Judge: Kemper appeal decision in 2 weeks

February 14, 2011

Energy

By Amy McCullough

GULFPORT – While lawyers prepared for the hearing upstairs, more than 20 Gulf Coast residents rallied in the lobby of the Harrison County Chancery Court on Feb. 14, as Mississippi Sierra Club director Louie Miller explained a lawsuit with a pair of flip flops.

Miller held up a pair of the popular beach sandals with the names “Bentz” and “Posey” written on the bottoms.

Sierra Club says two Mississippi Public Service Commissioners, Leonard Bentz and Lynn Posey, issued a decision essentially denying the construction of the $2.4 billion Kemper County clean coal plant last April, only to “flip flop” and approve the plan in May without sufficient reason. Hence, Sierra’s lawsuit against the Public Service Commission and Mississippi Power Company claiming that the decision was arbitrary and capricious.

After three and a half hours of oral arguments, Judge Jim Persons said he would try to make a ruling within two weeks.
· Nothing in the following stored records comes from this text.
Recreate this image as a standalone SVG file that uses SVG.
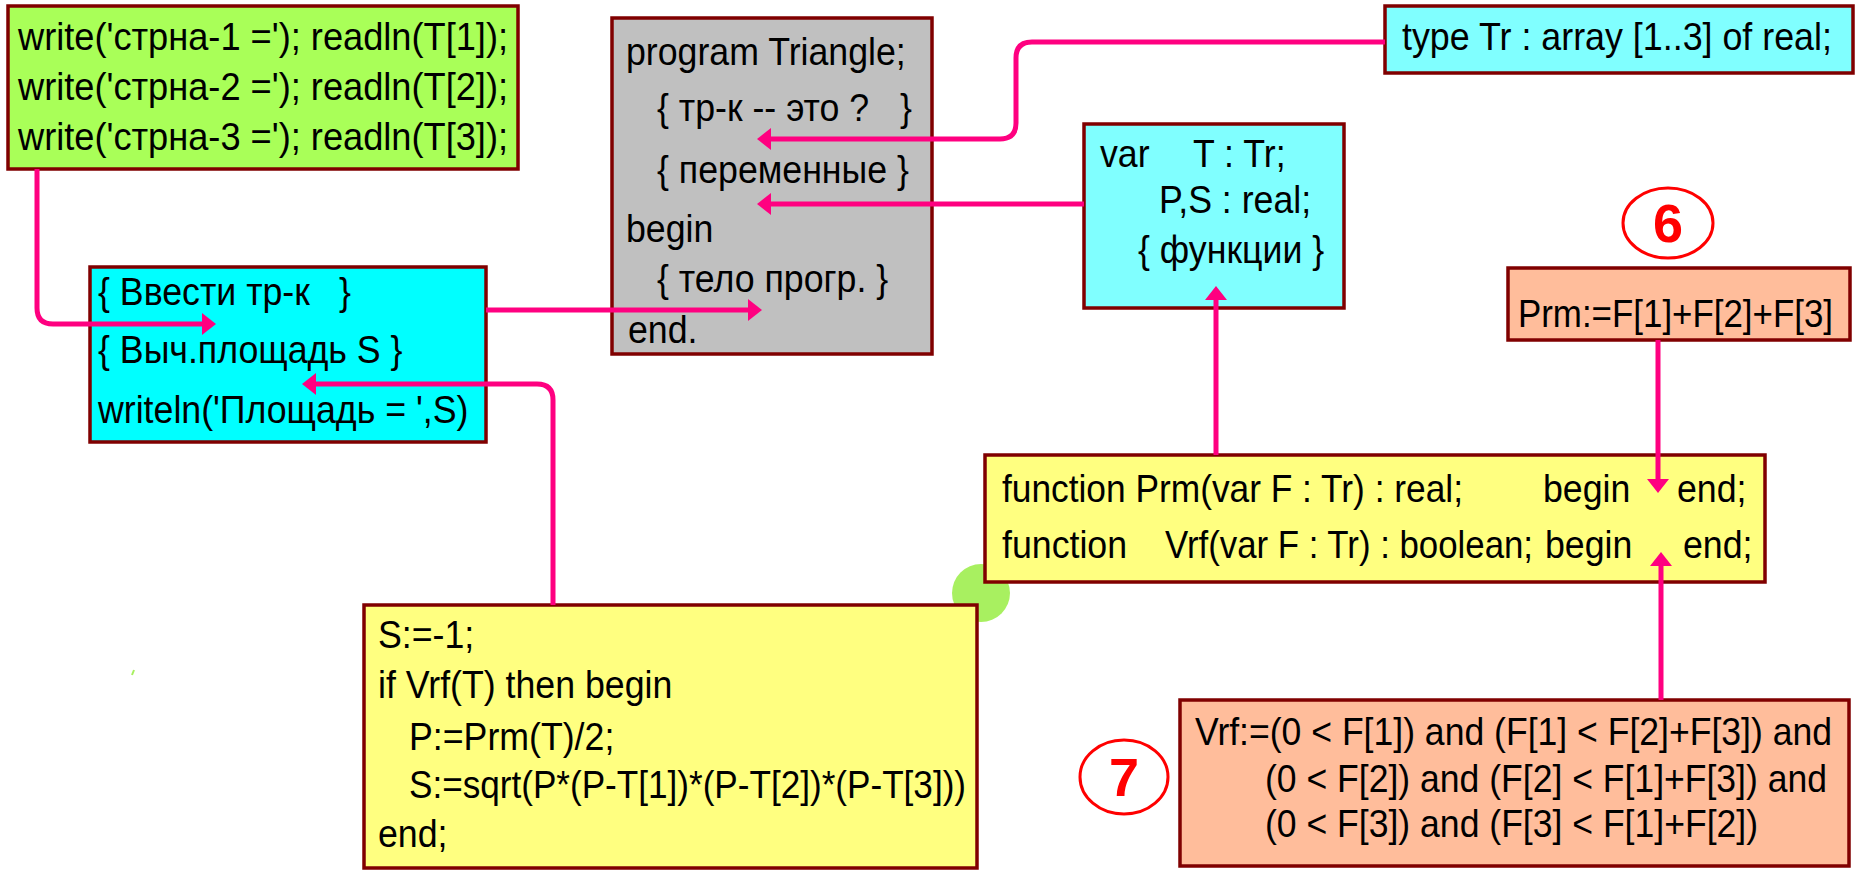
<svg xmlns="http://www.w3.org/2000/svg" width="1856" height="870" viewBox="0 0 1856 870">
  <defs>
    <style>
      .box { stroke: #800000; stroke-width: 3.5; }
      .t { font-family: "Liberation Sans", Arial, sans-serif; font-size: 38px; fill: #000; white-space: pre; }
      .num { font-family: "Liberation Sans", Arial, sans-serif; font-size: 54px; font-weight: bold; fill: #ff0000; text-anchor: middle; }
      .ring { fill: none; stroke: #ff0000; stroke-width: 3; }
      .link { fill: none; stroke: #ff0080; stroke-width: 5; marker-end: url(#arrow); }
      .green { fill: #a9ff58; }
      .gray { fill: #c0c0c0; }
      .cyan { fill: #00ffff; }
      .lcyan { fill: #80ffff; }
      .yellow { fill: #ffff80; }
      .salmon { fill: #ffbd9b; }
    </style>
    <marker id="arrow" viewBox="0 -12 15 24" refX="1" refY="0" markerWidth="15" markerHeight="24" markerUnits="userSpaceOnUse" orient="auto">
      <path d="M0,-11 L14,0 L0,11 Z" fill="#ff0080"/>
    </marker>
  </defs>

  <rect width="1856" height="870" fill="#ffffff"/>

  <!-- background dots -->
  <circle cx="981" cy="593" r="29" fill="#a8f060"/>
  <path d="M132,675 L134,670" stroke="#a8f060" stroke-width="2"/>

  <!-- input statements (text runs are set in a narrowed coordinate system: x = real x / 0.94) -->
  <g id="input">
    <rect class="box green" x="8" y="6" width="510" height="163"/>
    <g transform="scale(0.94,1)">
      <text class="t" x="19.15" y="50" textLength="521.3" lengthAdjust="spacingAndGlyphs">write('стрна-1 ='); readln(T[1]);</text>
      <text class="t" x="19.15" y="100" textLength="521.3" lengthAdjust="spacingAndGlyphs">write('стрна-2 ='); readln(T[2]);</text>
      <text class="t" x="19.15" y="150" textLength="521.3" lengthAdjust="spacingAndGlyphs">write('стрна-3 ='); readln(T[3]);</text>
    </g>
  </g>

  <!-- program skeleton -->
  <g id="program">
    <rect class="box gray" x="612" y="18" width="320" height="336"/>
    <g transform="scale(0.94,1)">
      <text class="t" x="665.96" y="65">program Triangle;</text>
      <text class="t" x="698.94" y="121">{ тр-к -- это ?</text>
      <text class="t" x="957.45" y="121">}</text>
      <text class="t" x="698.94" y="183">{ переменные }</text>
      <text class="t" x="665.96" y="242">begin</text>
      <text class="t" x="698.94" y="292">{ тело прогр. }</text>
      <text class="t" x="668.09" y="343">end.</text>
    </g>
  </g>

  <!-- main body -->
  <g id="body">
    <rect class="box cyan" x="90" y="267" width="396" height="175"/>
    <g transform="scale(0.94,1)">
      <text class="t" x="104.26" y="305">{ Ввести тр-к</text>
      <text class="t" x="360.64" y="305">}</text>
      <text class="t" x="104.26" y="363">{ Выч.площадь S }</text>
      <text class="t" x="104.26" y="423">writeln('Площадь = ',S)</text>
    </g>
  </g>

  <!-- type declaration -->
  <g id="type">
    <rect class="box lcyan" x="1385" y="6" width="468" height="67"/>
    <g transform="scale(0.94,1)">
      <text class="t" x="1491.49" y="50" textLength="457.4" lengthAdjust="spacingAndGlyphs">type Tr : array [1..3] of real;</text>
    </g>
  </g>

  <!-- variables -->
  <g id="vars">
    <rect class="box lcyan" x="1084" y="124" width="260" height="184"/>
    <g transform="scale(0.94,1)">
      <text class="t" x="1170.21" y="167">var</text>
      <text class="t" x="1269.15" y="167">T : Tr;</text>
      <text class="t" x="1232.98" y="213">P,S : real;</text>
      <text class="t" x="1210.64" y="263">{ функции }</text>
    </g>
  </g>

  <!-- marker 6 -->
  <g id="mark6">
    <ellipse class="ring" cx="1668" cy="223" rx="45" ry="35"/>
    <text class="num" x="1668" y="242">6</text>
  </g>

  <!-- perimeter body -->
  <g id="prm">
    <rect class="box salmon" x="1508" y="268" width="342" height="72"/>
    <g transform="scale(0.94,1)">
      <text class="t" x="1614.89" y="327" textLength="335.1" lengthAdjust="spacingAndGlyphs">Prm:=F[1]+F[2]+F[3]</text>
    </g>
  </g>

  <!-- function headers -->
  <g id="functions">
    <rect class="box yellow" x="985" y="455" width="780" height="127"/>
    <g transform="scale(0.94,1)">
      <text class="t" x="1065.96" y="502" textLength="490.4" lengthAdjust="spacingAndGlyphs">function Prm(var F : Tr) : real;</text>
      <text class="t" x="1641.49" y="502">begin</text>
      <text class="t" x="1784.04" y="502">end;</text>
      <text class="t" x="1065.96" y="558">function</text>
      <text class="t" x="1239.36" y="558" textLength="391.5" lengthAdjust="spacingAndGlyphs">Vrf(var F : Tr) : boolean;</text>
      <text class="t" x="1643.62" y="558">begin</text>
      <text class="t" x="1790.43" y="558">end;</text>
    </g>
  </g>

  <!-- area computation -->
  <g id="area">
    <rect class="box yellow" x="364" y="605" width="613" height="263"/>
    <g transform="scale(0.94,1)">
      <text class="t" x="402.13" y="648">S:=-1;</text>
      <text class="t" x="402.13" y="698">if Vrf(T) then begin</text>
      <text class="t" x="435.11" y="750">P:=Prm(T)/2;</text>
      <text class="t" x="435.11" y="798" textLength="592.6" lengthAdjust="spacingAndGlyphs">S:=sqrt(P*(P-T[1])*(P-T[2])*(P-T[3]))</text>
      <text class="t" x="402.13" y="847">end;</text>
    </g>
  </g>

  <!-- marker 7 -->
  <g id="mark7">
    <ellipse class="ring" cx="1124" cy="777" rx="44" ry="37"/>
    <text class="num" x="1124" y="796">7</text>
  </g>

  <!-- verification body -->
  <g id="vrf">
    <rect class="box salmon" x="1180" y="700" width="669" height="166"/>
    <g transform="scale(0.94,1)">
      <text class="t" x="1271.28" y="745" textLength="677.7" lengthAdjust="spacingAndGlyphs">Vrf:=(0 &lt; F[1]) and (F[1] &lt; F[2]+F[3]) and</text>
      <text class="t" x="1345.74" y="792" textLength="597.9" lengthAdjust="spacingAndGlyphs">(0 &lt; F[2]) and (F[2] &lt; F[1]+F[3]) and</text>
      <text class="t" x="1345.74" y="837" textLength="524.5" lengthAdjust="spacingAndGlyphs">(0 &lt; F[3]) and (F[3] &lt; F[1]+F[2])</text>
    </g>
  </g>

  <!-- connectors -->
  <g id="connectors">
    <path class="link" d="M37,169 V308 Q37,324 53,324 H203"/>
    <path class="link" d="M486,310 H749"/>
    <path class="link" d="M553,605 V400 Q553,384 537,384 H315"/>
    <path class="link" d="M1385,42 H1032 Q1016,42 1016,58 V123 Q1016,139 1000,139 H770"/>
    <path class="link" d="M1084,204 H770"/>
    <path class="link" d="M1216,455 V299"/>
    <path class="link" d="M1658,340 V480"/>
    <path class="link" d="M1661,700 V565"/>
  </g>
</svg>
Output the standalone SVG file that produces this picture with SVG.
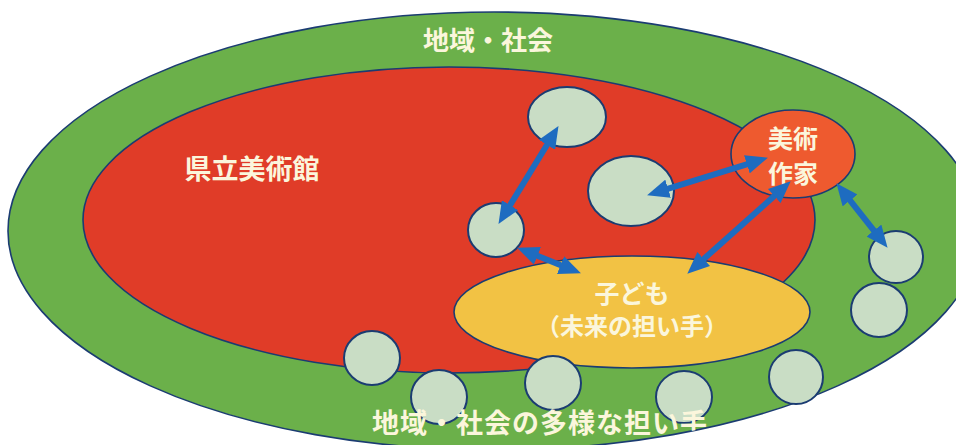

The Kemper facility, recently named Plant Ratcliffe, is being built between Mississippi 493 and Mississippi 495 near the Liberty community. It will use a process that converts lignite coal into a synthesis gas that can generate electricity. The plant will produce 582 megawatts of usable generation and will also be the first commercial-scale plant in the nation to capture its carbon dioxide emissions.

Sierra attorney Robert Wiygul said the Commission’s April 2010 order said Mississippi Power would be held to a $2.4 billion cost cap, instead of granting the company its requested cost overrun allowance that would make the project cost $3.2 billion. Then in May, the Commission said the company would be allowed to request cost overruns up to $2.88 billion. This, along with other changes, allowed Mississippi Power to finance the plant and begin construction.

“The record contains no alternate evidence to accept a higher number,” Wiygul said.

Wiygul also said that according to documents within the record, rate impacts to customers would be around 45 percent.

Mississippi Power Company attorney Ben Stone said that under the Mississippi Public Utility Act, the Commission is charged with determining whether a power plant is needed and approving or disapproving its construction cost estimate. It is not within the Commission’s jurisdiction to direct a utility regarding what type of plant ought to be built.

Stone said Kemper, which will be fueled by lignite coal, was key to Mississippi Power’s generation mix, so that the utility would not be overly dependent on natural gas.

Judge Persons interrupted Stone’s argument and said he had concerns regarding risk and rate impact to customers.

“My issues are raised from the orders of the Commission … unprecedented risk, unprecedented cost,” he said. “I don’t find where the Commission has addressed the rate impact of Kemper. … The orders we have here – frankly, I don’t think are well done.”

The Mississippi Public Utilities Staff allowed Mississippi Power to file rate impacts to customers confidentially in 2009. After a public records request, the Mississippi Business Journal published those rate impacts in the August 22, 2010 story, “‘About a third’ is really closer to about a half.” Mississippi Power said publicly that customer rate increases would be around 30 percent, but the company never submitted that figure in sworn testimony to the Commission.

Judge Persons said the Commission expressed concern over numerous risks to customers in its April order, which would not have allowed plant construction. But in its May order, the Commission eased the financial restrictions on Mississippi Power without addressing how the new conditions protected the public interest.

“Even if a 45 percent increase is reasonable under the (Baseload) Act … what if they can’t afford it? … And if you look at parts of the Commission’s orders, it would scare you to death,” he said.

Stone said “We’re not talking about a rate case here” and stressed that the Commission has the authority to disallow any costs it deems to be imprudent.

Stone did not contest Judge Person’s use of the 45 percent figure.

On behalf of the Attorney General’s office and in defense of the Public Service Commission, Christopher Lomax repeatedly reminded Judge Persons of the separation of powers within government. Lomax said that even if the judge disagreed with the Commission’s policies, the judge did not have constitutional authority to make policy decisions.

The decision could only be overturned if it were arbitrary and capricious, which means done with whimsy, and there were more than 30,000 pages in the record, Lomax said.

“Are you telling me we might as well have not come here today?” the judge asked jokingly.

Lomax said no.

Judge Persons said the Commission’s order was not clear as to the meaning of “stable, low-cost electricity.”
Wiygul closed on behalf of the Sierra Club, saying the decision should be remanded back to the Public Service Commission.

If the decision is reversed by Judge Persons and is appealed, the case would go to the state Supreme Court.
Sierra Club filed its appeal in Harrison County Chancery Court in June and also at the Mississippi Supreme Court because the law was unclear regarding jurisdiction. Mississippi Power made a motion to keep the decision at the state Supreme Court. But in October the Court sent the suit back to Harrison County.